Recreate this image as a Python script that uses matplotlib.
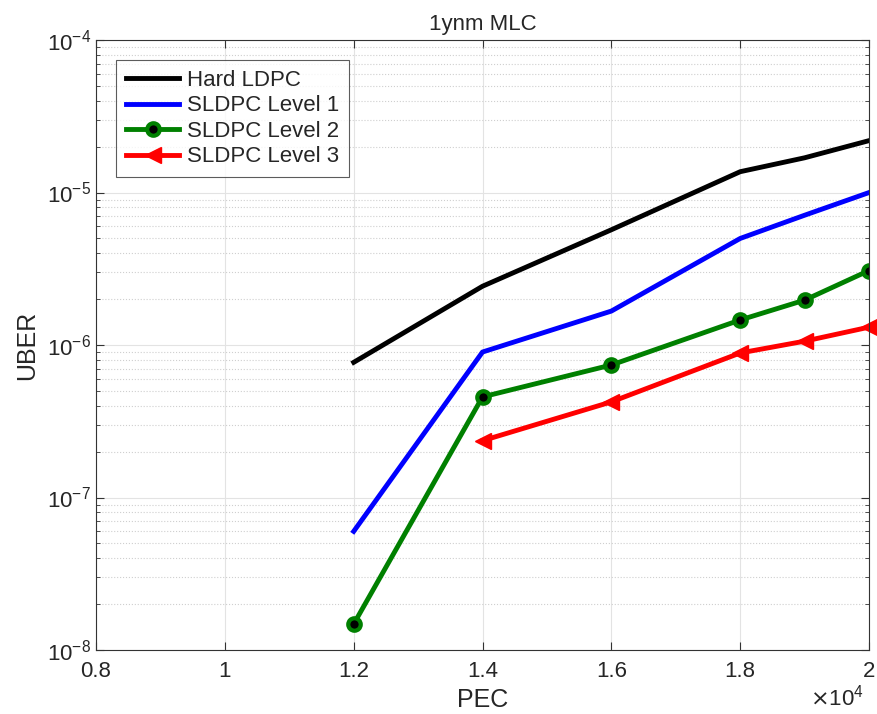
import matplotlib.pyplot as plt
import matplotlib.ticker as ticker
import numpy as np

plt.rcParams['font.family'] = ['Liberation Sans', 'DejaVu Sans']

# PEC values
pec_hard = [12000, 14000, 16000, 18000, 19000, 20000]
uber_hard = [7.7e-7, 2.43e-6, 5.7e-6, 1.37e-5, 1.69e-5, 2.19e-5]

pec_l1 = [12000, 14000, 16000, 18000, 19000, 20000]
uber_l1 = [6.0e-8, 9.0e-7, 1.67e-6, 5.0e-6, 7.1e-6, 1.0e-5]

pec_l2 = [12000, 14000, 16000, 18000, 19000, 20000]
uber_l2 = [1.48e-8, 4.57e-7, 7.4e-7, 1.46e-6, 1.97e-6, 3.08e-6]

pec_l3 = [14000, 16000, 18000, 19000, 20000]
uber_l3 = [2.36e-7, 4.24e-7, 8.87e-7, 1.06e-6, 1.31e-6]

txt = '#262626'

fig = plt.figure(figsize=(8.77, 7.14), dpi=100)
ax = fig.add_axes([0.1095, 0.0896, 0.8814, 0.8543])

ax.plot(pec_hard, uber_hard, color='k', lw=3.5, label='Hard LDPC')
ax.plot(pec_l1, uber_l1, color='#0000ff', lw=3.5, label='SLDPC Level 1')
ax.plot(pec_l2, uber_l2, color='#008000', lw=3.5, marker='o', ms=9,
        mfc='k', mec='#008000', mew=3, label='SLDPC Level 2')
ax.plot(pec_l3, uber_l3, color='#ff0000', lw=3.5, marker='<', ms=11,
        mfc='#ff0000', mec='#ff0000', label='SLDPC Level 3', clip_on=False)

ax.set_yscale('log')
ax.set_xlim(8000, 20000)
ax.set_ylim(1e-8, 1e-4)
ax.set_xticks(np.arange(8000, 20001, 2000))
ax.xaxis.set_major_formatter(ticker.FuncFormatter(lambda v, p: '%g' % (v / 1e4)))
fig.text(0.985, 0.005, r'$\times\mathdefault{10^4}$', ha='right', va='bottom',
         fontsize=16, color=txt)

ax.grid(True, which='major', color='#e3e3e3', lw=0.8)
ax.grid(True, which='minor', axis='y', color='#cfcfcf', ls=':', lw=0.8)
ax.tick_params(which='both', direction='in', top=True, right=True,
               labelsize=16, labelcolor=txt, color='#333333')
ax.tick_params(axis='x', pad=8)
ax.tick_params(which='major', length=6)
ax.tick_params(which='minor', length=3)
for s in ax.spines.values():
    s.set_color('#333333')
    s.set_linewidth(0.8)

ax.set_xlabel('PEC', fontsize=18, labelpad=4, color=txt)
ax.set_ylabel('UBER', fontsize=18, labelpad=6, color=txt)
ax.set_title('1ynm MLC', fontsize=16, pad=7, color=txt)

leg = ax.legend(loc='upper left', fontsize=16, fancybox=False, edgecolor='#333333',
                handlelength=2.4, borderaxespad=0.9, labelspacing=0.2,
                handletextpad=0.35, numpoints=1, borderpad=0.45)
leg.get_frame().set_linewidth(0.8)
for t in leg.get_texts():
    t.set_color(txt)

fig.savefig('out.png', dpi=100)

.....

• Given instruction:
Take the lines from the start of the material to the line with "plt.rcParams['font.family'] = ['Liberation", both included, and transcribe them exactly without the pictures.

• Full solution:
Recreate this image as a Python script that uses matplotlib.
import matplotlib.pyplot as plt
import matplotlib.ticker as ticker
import numpy as np

plt.rcParams['font.family'] = ['Liberation Sans', 'DejaVu Sans']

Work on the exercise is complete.